Avoid the Separation of Benchmarking and Monitoring: Performance tuning should not be treated as a separate activity from daily monitoring. The metrics gathered during performance benchmarking should inform the thresholds and alert rules used in production monitoring.
Monitoring Modern Architectures: Even in modern Kafka deployments using KRaft mode (which removes the dependency on ZooKeeper), the fundamental observability requirements remain the same. Operators must still prioritize the monitoring of broker request behavior, controller health, and replication state.
Correlation is Mandatory: The difference between a simple dashboard and a functional observability workflow is the ability to correlate disparate signals. If a consumer lag increases, an operator must be able to immediately check if the cause is a Kafka broker bottleneck, a JVM garbage collection pause, or a saturation of the host's network interface.

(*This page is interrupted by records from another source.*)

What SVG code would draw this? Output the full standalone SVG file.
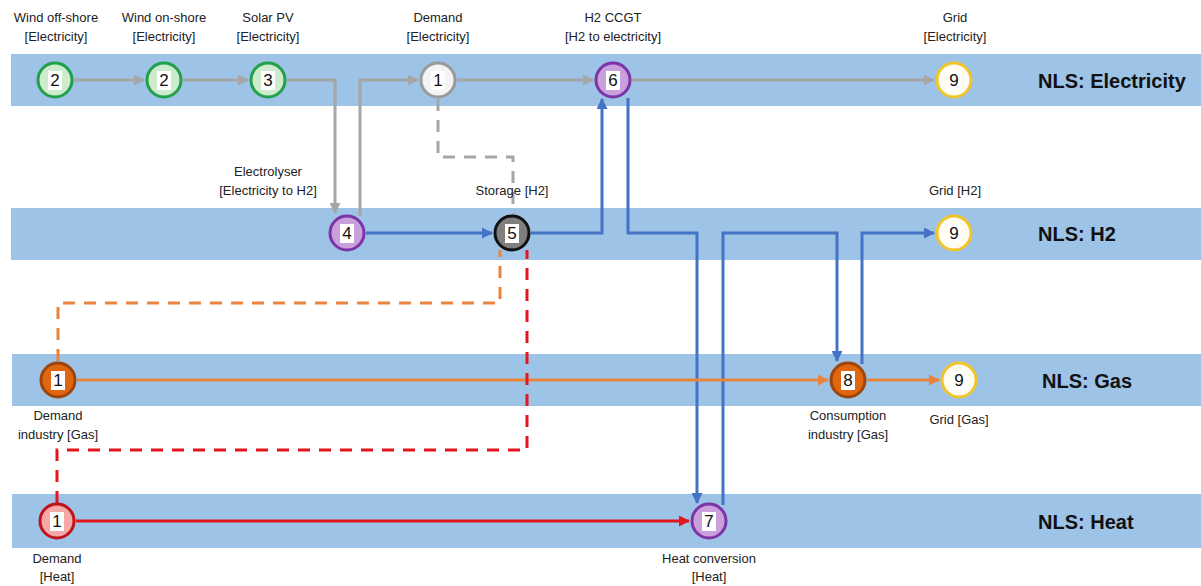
<svg xmlns="http://www.w3.org/2000/svg" width="1201" height="586" viewBox="0 0 1201 586">
<style>
.band{fill:#9DC3E6}
.lbl{font-family:"Liberation Sans",Arial,sans-serif;font-size:13px;fill:#222;text-anchor:middle}
.nls{font-family:"Liberation Sans",Arial,sans-serif;font-size:20px;font-weight:bold;fill:#111}
.num{font-family:"Liberation Sans",Arial,sans-serif;font-size:17px;fill:#111;text-anchor:middle}
.sq{fill:#fff}
.c{fill:none;stroke-width:3;stroke-linejoin:miter}
.g{stroke:#A6A6A6}
.b{stroke:#4472C4}
.o{stroke:#E8843E}
.r{stroke:#E3161E}
.d{stroke-dasharray:12 9}
.green{fill:#CDEBCD;stroke:#21A04A;stroke-width:3}
.grey{fill:#F4F4F4;stroke:#9A9A9A;stroke-width:3}
.purple{fill:#C9A0DC;stroke:#7B35A8;stroke-width:3}
.yellow{fill:#FFFDF2;stroke:#F2C42C;stroke-width:3}
.dark{fill:#7F7F7F;stroke:#111;stroke-width:3}
.orange{fill:#E0660F;stroke:#9E450D;stroke-width:3}
.pink{fill:#F5A8A8;stroke:#C0141C;stroke-width:3}
</style>
<defs>
<marker id="ag" markerWidth="11" markerHeight="11" refX="10" refY="5.5" orient="auto" markerUnits="userSpaceOnUse"><path d="M0,0 L11,5.5 L0,11 z" fill="#A6A6A6"/></marker>
<marker id="ab" markerWidth="11" markerHeight="11" refX="10" refY="5.5" orient="auto" markerUnits="userSpaceOnUse"><path d="M0,0 L11,5.5 L0,11 z" fill="#4472C4"/></marker>
<marker id="ao" markerWidth="11" markerHeight="11" refX="10" refY="5.5" orient="auto" markerUnits="userSpaceOnUse"><path d="M0,0 L11,5.5 L0,11 z" fill="#E8843E"/></marker>
<marker id="ar" markerWidth="11" markerHeight="11" refX="10" refY="5.5" orient="auto" markerUnits="userSpaceOnUse"><path d="M0,0 L11,5.5 L0,11 z" fill="#E3161E"/></marker>
</defs>
<rect width="1201" height="586" fill="#fff"/>
<g id="bands">
<rect class="band" x="11" y="54" width="1190" height="52"/>
<rect class="band" x="11" y="208" width="1190" height="52"/>
<rect class="band" x="12" y="354" width="1189" height="52"/>
<rect class="band" x="12" y="494" width="1189" height="54"/>
<text class="nls" x="1038" y="88">NLS: Electricity</text>
<text class="nls" x="1038" y="241">NLS: H2</text>
<text class="nls" x="1042" y="388">NLS: Gas</text>
<text class="nls" x="1038" y="529">NLS: Heat</text>
</g>
<g id="connectors">
<path class="c g" d="M74,80 H144" marker-end="url(#ag)"/>
<path class="c g" d="M183,80 H248" marker-end="url(#ag)"/>
<path class="c g" d="M287,80 H335 V213" marker-end="url(#ag)"/>
<path class="c g" d="M360,216 V80 H418" marker-end="url(#ag)"/>
<path class="c g" d="M457,80 H593" marker-end="url(#ag)"/>
<path class="c g" d="M632,80 H934" marker-end="url(#ag)"/>
<path class="c g d" d="M438,99 V157 H513 V214"/>
<path class="c b" d="M366,233 H492" marker-end="url(#ab)"/>
<path class="c b" d="M531,233 H602 V99" marker-end="url(#ab)"/>
<path class="c b" d="M628,98 V233 H697 V503" marker-end="url(#ab)"/>
<path class="c b" d="M723,505 V233 H837 V361" marker-end="url(#ab)"/>
<path class="c b" d="M862,364 V233 H934" marker-end="url(#ab)"/>
<path class="c o" d="M77,380 H828" marker-end="url(#ao)"/>
<path class="c o" d="M867,380 H939" marker-end="url(#ao)"/>
<path class="c o d" d="M58,361 V303 H500 V250"/>
<path class="c r" d="M76,521 H689" marker-end="url(#ar)"/>
<path class="c r d" d="M57,503 V450 H527 V250"/>
</g>
<g id="n-wind-off">
<circle class="green" cx="55" cy="80" r="17"/><rect class="sq" x="48" y="71" width="14" height="19"/><text class="num" x="55" y="86">2</text>
<text class="lbl" x="56" y="22">Wind off-shore</text><text class="lbl" x="56" y="41">[Electricity]</text>
</g>
<g id="n-wind-on">
<circle class="green" cx="164" cy="80" r="17"/><rect class="sq" x="157" y="71" width="14" height="19"/><text class="num" x="164" y="86">2</text>
<text class="lbl" x="164" y="22">Wind on-shore</text><text class="lbl" x="164" y="41">[Electricity]</text>
</g>
<g id="n-solar">
<circle class="green" cx="268" cy="80" r="17"/><rect class="sq" x="261" y="71" width="14" height="19"/><text class="num" x="268" y="86">3</text>
<text class="lbl" x="268" y="22">Solar PV</text><text class="lbl" x="268" y="41">[Electricity]</text>
</g>
<g id="n-demand-el">
<circle class="grey" cx="438" cy="80" r="17"/><rect class="sq" x="431" y="71" width="14" height="19"/><text class="num" x="438" y="86">1</text>
<text class="lbl" x="438" y="22">Demand</text><text class="lbl" x="438" y="41">[Electricity]</text>
</g>
<g id="n-ccgt">
<circle class="purple" cx="613" cy="80" r="17"/><rect class="sq" x="606" y="71" width="14" height="19"/><text class="num" x="613" y="86">6</text>
<text class="lbl" x="613" y="22">H2 CCGT</text><text class="lbl" x="613" y="41">[H2 to electricity]</text>
</g>
<g id="n-grid-el">
<circle class="yellow" cx="954" cy="80" r="17"/><rect class="sq" x="947" y="71" width="14" height="19"/><text class="num" x="954" y="86">9</text>
<text class="lbl" x="955" y="22">Grid</text><text class="lbl" x="955" y="41">[Electricity]</text>
</g>
<g id="n-electrolyser">
<circle class="purple" cx="347" cy="233" r="17"/><rect class="sq" x="340" y="224" width="14" height="19"/><text class="num" x="347" y="239">4</text>
<text class="lbl" x="268" y="176">Electrolyser</text><text class="lbl" x="268" y="195">[Electricity to H2]</text>
</g>
<g id="n-storage">
<circle class="dark" cx="512" cy="233" r="17"/><rect class="sq" x="505" y="224" width="14" height="19"/><text class="num" x="512" y="239">5</text>
<text class="lbl" x="512" y="195">Storage [H2]</text>
</g>
<g id="n-grid-h2">
<circle class="yellow" cx="954" cy="233" r="17"/><rect class="sq" x="947" y="224" width="14" height="19"/><text class="num" x="954" y="239">9</text>
<text class="lbl" x="955" y="195">Grid [H2]</text>
</g>
<g id="n-demand-gas">
<circle class="orange" cx="58" cy="380" r="17"/><rect class="sq" x="51" y="371" width="14" height="19"/><text class="num" x="58" y="386">1</text>
<text class="lbl" x="58" y="420">Demand</text><text class="lbl" x="58" y="439">industry [Gas]</text>
</g>
<g id="n-consumption">
<circle class="orange" cx="848" cy="380" r="17"/><rect class="sq" x="841" y="371" width="14" height="19"/><text class="num" x="848" y="386">8</text>
<text class="lbl" x="848" y="420">Consumption</text><text class="lbl" x="848" y="439">industry [Gas]</text>
</g>
<g id="n-grid-gas">
<circle class="yellow" cx="959" cy="380" r="17"/><rect class="sq" x="952" y="371" width="14" height="19"/><text class="num" x="959" y="386">9</text>
<text class="lbl" x="959" y="424">Grid [Gas]</text>
</g>
<g id="n-demand-heat">
<circle class="pink" cx="57" cy="521" r="17"/><rect class="sq" x="50" y="512" width="14" height="19"/><text class="num" x="57" y="527">1</text>
<text class="lbl" x="57" y="563">Demand</text><text class="lbl" x="57" y="581">[Heat]</text>
</g>
<g id="n-heat-conv">
<circle class="purple" cx="709" cy="521" r="17"/><rect class="sq" x="702" y="512" width="14" height="19"/><text class="num" x="709" y="527">7</text>
<text class="lbl" x="709" y="563">Heat conversion</text><text class="lbl" x="709" y="581">[Heat]</text>
</g>
</svg>
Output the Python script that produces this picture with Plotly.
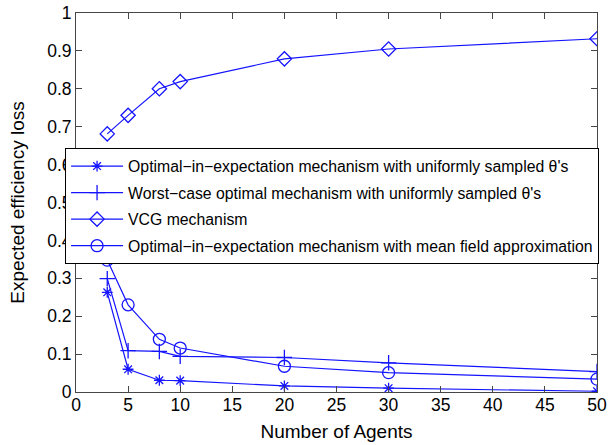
import plotly.graph_objects as go

agents = [3, 5, 8, 10, 20, 30, 50]
opt_uniform = [0.263, 0.060, 0.031, 0.030, 0.016, 0.010, 0.002]
worst_uniform = [0.299, 0.109, 0.107, 0.094, 0.091, 0.077, 0.054]
vcg = [0.681, 0.730, 0.800, 0.819, 0.879, 0.905, 0.932]
mean_field = [0.348, 0.230, 0.139, 0.116, 0.068, 0.051, 0.034]

names = [
    "Optimal\u2212in\u2212expectation mechanism with uniformly sampled \u03b8's",
    "Worst\u2212case optimal mechanism with uniformly sampled \u03b8's",
    "VCG mechanism",
    "Optimal\u2212in\u2212expectation mechanism with mean field approximation",
]
series = [opt_uniform, worst_uniform, vcg, mean_field]
symbols = ["asterisk-open", "cross-thin-open", "diamond-open", "circle-open"]
sizes = [9, 11, 11, 12]

blue = "rgb(20,20,255)"
font_family = "Liberation Sans, Arial, Helvetica"
fig = go.Figure()
for i, (nm, ys, sym, sz) in enumerate(zip(names, series, symbols, sizes)):
    fig.add_trace(go.Scatter(
        x=agents, y=ys, name=nm, mode="lines+markers",
        line=dict(color=blue, width=1.2),
        marker=dict(symbol=sym, size=sz, color=blue, line=dict(color=blue, width=1.3)),
        legendgroup=f"g{i}",
    ))

axis_common = dict(
    showgrid=False, zeroline=False, showline=True, linecolor="rgb(70,70,70)", linewidth=1,
    mirror="ticks", ticks="inside", ticklen=6, tickcolor="rgb(70,70,70)",
    tickfont=dict(family=font_family, size=17.5, color="black"),
)
fig.update_xaxes(range=[0, 50], dtick=5, ticklabelstandoff=-3,
                 title=dict(text="Number of Agents", standoff=10,
                            font=dict(family=font_family, size=19, color="black")), **axis_common)
fig.update_yaxes(range=[0, 1],
                 tickvals=[0, 0.1, 0.2, 0.3, 0.4, 0.5, 0.6, 0.7, 0.8, 0.9, 1],
                 ticktext=["0", "0.1", "0.2", "0.3", "0.4", "0.5", "0.6", "0.7", "0.8", "0.9", "1"],
                 ticklabelstandoff=0,
                 title=dict(text="Expected efficiency loss", standoff=17,
                            font=dict(family=font_family, size=19, color="black")), **axis_common)

fig.update_layout(
    width=609, height=445,
    margin=dict(l=76, r=12, t=13, b=53, autoexpand=False),
    paper_bgcolor="white", plot_bgcolor="white",
    showlegend=True,
    legend=dict(
        x=-0.021, y=0.643, xanchor="left", yanchor="top",
        bgcolor="white", bordercolor="black", borderwidth=1,
        font=dict(family=font_family, size=15.8, color="black"),
        tracegroupgap=3, traceorder="grouped", itemwidth=52,
    ),
)
fig.write_html("out.html")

Conclusion: The Integrated Telemetry Lifecycle

Achieving high-availability and high-performance Kafka environments requires a shift from reactive monitoring to proactive observability. By utilizing Telegraf as a versatile bridge between the JVM's internal states and modern time-series databases like Prometheus, engineers can build a telemetry pipeline that is both deep and wide. This pipeline must account for the intricacies of JMX-to-HTTP translation via Jolokia, the specialized requirements of service-based consumer plugins, and the security complexities of OAuth-based authentication. Ultimately, the goal of a Kafka observability strategy is to provide actionable intelligence: the ability to see through the complexity of distributed systems to identify the root cause of an issue before it escalates into a catastrophic failure.